(Excerpt from a dataset)
______
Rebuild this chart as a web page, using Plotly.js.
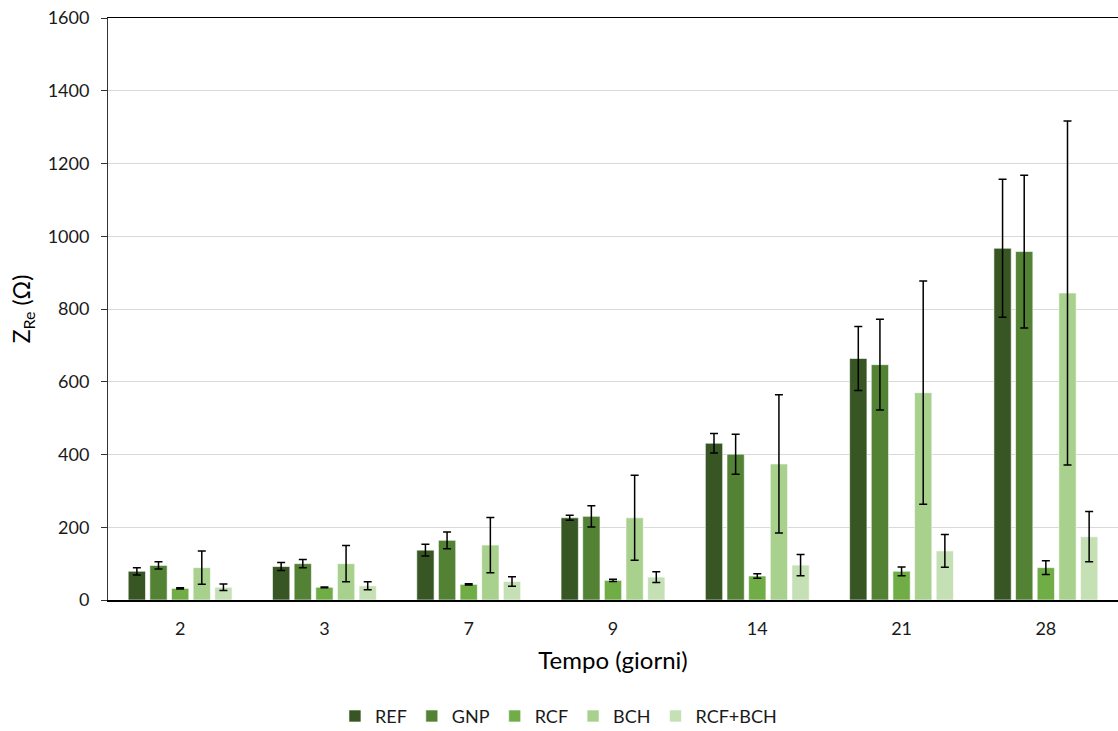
<!DOCTYPE html>
<html>
<head>
<meta charset="utf-8">
<script src="https://cdn.plot.ly/plotly-3.0.1.min.js"></script>
<style>html,body{margin:0;padding:0;background:#fff;}#chart{width:1118px;height:731px;}</style>
</head>
<body>
<div id="chart"></div>
<script>
const categories = ["2", "3", "7", "9", "14", "21", "28"];
const seriesNames = ["REF", "GNP", "RCF", "BCH", "RCF+BCH"];
const REF = [79, 92, 137, 226, 431, 664, 967];
const REF_err = [10, 11, 16, 7, 27, 88, 190];
const GNP = [95, 100, 164, 230, 401, 647, 958];
const GNP_err = [10, 11, 23, 29, 55, 125, 210];
const RCF = [32, 35, 43, 54, 66, 79, 89];
const RCF_err = [2, 1, 2, 3, 6, 12, 19];
const BCH = [89, 100, 151, 226, 374, 570, 844];
const BCH_err = [46, 50, 76, 117, 190, 307, 473];
const RCFBCH = [35, 39, 51, 63, 96, 135, 174];
const RCFBCH_err = [9, 11, 13, 15, 29, 45, 69];

const values = [REF, GNP, RCF, BCH, RCFBCH];
const errors = [REF_err, GNP_err, RCF_err, BCH_err, RCFBCH_err];
const colors = ["#375623", "#548235", "#70AD47", "#A9D18E", "#C5E0B4"];
const FONT = "Lato, 'Open Sans', sans-serif";

const traces = seriesNames.map((n, i) => ({
  type: "bar",
  name: n,
  x: categories,
  y: values[i],
  marker: {color: colors[i], line: {color: "rgba(255,255,255,0.6)", width: 1}},
  error_y: {type: "data", array: errors[i], visible: true, color: "#000", thickness: 1.5, width: 4}
}));

const layout = {
  width: 1118, height: 731,
  margin: {l: 108, r: 0, t: 18, b: 131, autoexpand: false},
  paper_bgcolor: "#fff", plot_bgcolor: "#fff",
  barmode: "group", bargap: 0.25, bargroupgap: 0.2,
  font: {family: FONT, size: 18, color: "#000"},
  xaxis: {
    type: "category",
    showline: true, linecolor: "#000", linewidth: 1.5, mirror: true,
    ticks: "", tickfont: {size: 18, color: "#1a1a1a"}, ticklabelstandoff: 12,
    title: {text: "Tempo (giorni)", font: {size: 24, color: "#000"}, standoff: 14}
  },
  yaxis: {
    range: [0, 1600], dtick: 200,
    showline: true, linecolor: "#333", linewidth: 1,
    ticks: "outside", ticklen: 6, tickcolor: "#333", ticklabelstandoff: 8,
    gridcolor: "#d9d9d9", gridwidth: 1, zeroline: false,
    tickfont: {size: 18, color: "#1a1a1a"},
    title: {text: "Z<sub>Re</sub> (Ω)", font: {size: 23, color: "#000"}, standoff: 10}
  },
  legend: {
    orientation: "h", x: 0.446, xanchor: "center", y: -0.168, yanchor: "top",
    font: {size: 18, color: "#1a1a1a"}, itemwidth: 30, traceorder: "normal"
  },
  showlegend: true
};

Plotly.newPlot("chart", traces, layout, {displayModeBar: false, staticPlot: true});
</script>
</body>
</html>
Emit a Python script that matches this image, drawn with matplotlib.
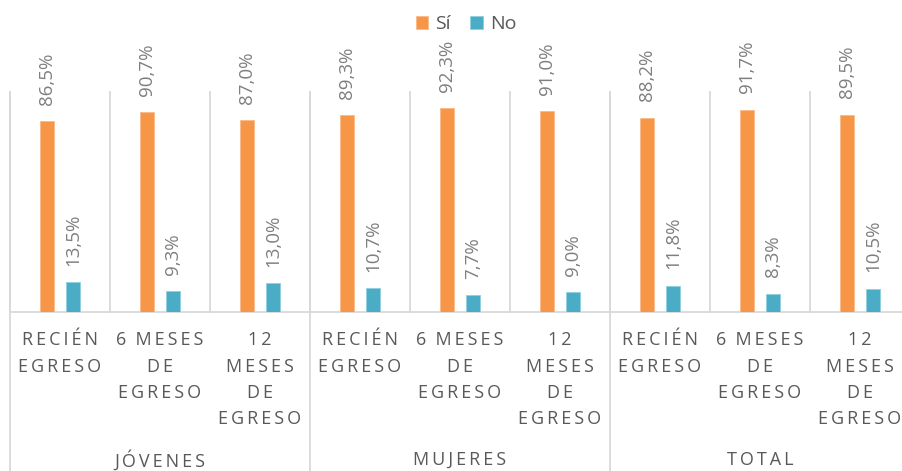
______
§ WHAT YOU WILL DO
All the records need to be repeated exactly, with the images dropped.

§ EXERCISE SOLUTION
Rebuild this chart as a web page, using Plotly.js.
<!DOCTYPE html>
<html>
<head>
<meta charset="utf-8">
<script src="https://cdn.plot.ly/plotly-3.0.1.min.js"></script>
<style>html,body{margin:0;padding:0;background:#fff;}#chart{width:1118px;height:731px;}</style>
</head>
<body>
<div id="chart"></div>
<script>
const categories = ["2", "3", "7", "9", "14", "21", "28"];
const seriesNames = ["REF", "GNP", "RCF", "BCH", "RCF+BCH"];
const REF = [79, 92, 137, 226, 431, 664, 967];
const REF_err = [10, 11, 16, 7, 27, 88, 190];
const GNP = [95, 100, 164, 230, 401, 647, 958];
const GNP_err = [10, 11, 23, 29, 55, 125, 210];
const RCF = [32, 35, 43, 54, 66, 79, 89];
const RCF_err = [2, 1, 2, 3, 6, 12, 19];
const BCH = [89, 100, 151, 226, 374, 570, 844];
const BCH_err = [46, 50, 76, 117, 190, 307, 473];
const RCFBCH = [35, 39, 51, 63, 96, 135, 174];
const RCFBCH_err = [9, 11, 13, 15, 29, 45, 69];

const values = [REF, GNP, RCF, BCH, RCFBCH];
const errors = [REF_err, GNP_err, RCF_err, BCH_err, RCFBCH_err];
const colors = ["#375623", "#548235", "#70AD47", "#A9D18E", "#C5E0B4"];
const FONT = "Lato, 'Open Sans', sans-serif";

const traces = seriesNames.map((n, i) => ({
  type: "bar",
  name: n,
  x: categories,
  y: values[i],
  marker: {color: colors[i], line: {color: "rgba(255,255,255,0.6)", width: 1}},
  error_y: {type: "data", array: errors[i], visible: true, color: "#000", thickness: 1.5, width: 4}
}));

const layout = {
  width: 1118, height: 731,
  margin: {l: 108, r: 0, t: 18, b: 131, autoexpand: false},
  paper_bgcolor: "#fff", plot_bgcolor: "#fff",
  barmode: "group", bargap: 0.25, bargroupgap: 0.2,
  font: {family: FONT, size: 18, color: "#000"},
  xaxis: {
    type: "category",
    showline: true, linecolor: "#000", linewidth: 1.5, mirror: true,
    ticks: "", tickfont: {size: 18, color: "#1a1a1a"}, ticklabelstandoff: 12,
    title: {text: "Tempo (giorni)", font: {size: 24, color: "#000"}, standoff: 14}
  },
  yaxis: {
    range: [0, 1600], dtick: 200,
    showline: true, linecolor: "#333", linewidth: 1,
    ticks: "outside", ticklen: 6, tickcolor: "#333", ticklabelstandoff: 8,
    gridcolor: "#d9d9d9", gridwidth: 1, zeroline: false,
    tickfont: {size: 18, color: "#1a1a1a"},
    title: {text: "Z<sub>Re</sub> (Ω)", font: {size: 23, color: "#000"}, standoff: 10}
  },
  legend: {
    orientation: "h", x: 0.446, xanchor: "center", y: -0.168, yanchor: "top",
    font: {size: 18, color: "#1a1a1a"}, itemwidth: 30, traceorder: "normal"
  },
  showlegend: true
};

Plotly.newPlot("chart", traces, layout, {displayModeBar: false, staticPlot: true});
</script>
</body>
</html>
Emit a Python script that matches this image, drawn with matplotlib.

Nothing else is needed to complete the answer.